子供の頃おぼえたミッキーマウスの歌に「僕らのクラスのリーダーだ」という歌詞があったけど、僕の家では娘がリーダーなんだな、とこのごろ思う。ととはこっちに行きなさい、かかはこれをしなさい、という娘の指示にしたがっていれば、たいていのことはしくじる心配がない、という気がする。昨日は天気がよくて暖かい日で、夕方に三人で賀茂川に散歩に行った。娘は水門のフタに興味をしめし、妻の手をひっぱってそちらに行こうとする。娘がフタの溝に落ちるのを心配した妻は娘をかばおうとしてあわててかがみ、水門のハンドルで頭を打った。おお、痛い、と痛がっていると、娘が妻の頭をなでてくれた。見てみろ、リーダーが部下を気遣うこの心配りを。このリーダーについて行けば間違いはおこりっこないのだ。

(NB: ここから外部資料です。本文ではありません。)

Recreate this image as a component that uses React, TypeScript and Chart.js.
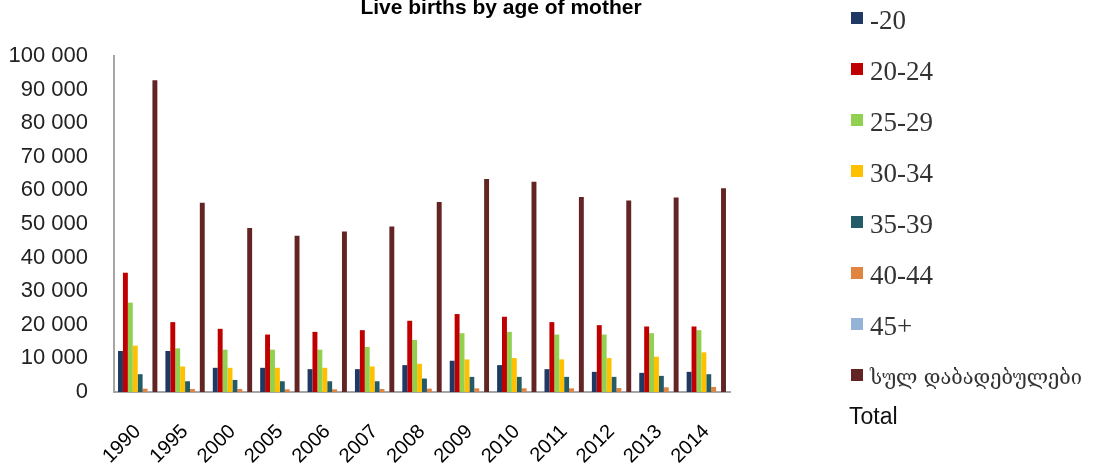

 「ごめん」という言葉を娘はおぼえた。「この言葉はおぼえておきなさい。上手に使えばきっとあなたの役に立つことでしょう」と妻が娘に言っているのを聞いて、そうか、言葉とは道具なんだな、生きて行く上で役に立つ実用的な道具なんだ、と思う。さっそく娘はままごとのお皿でコツンと私の頭をたたき「ごめーん、ごめーん」と笑顔で謝る。そうだそうだ、そうやってこの道具のうまい使い方を学ぶんだぞ。ととは少々痛くてもがまんするからな。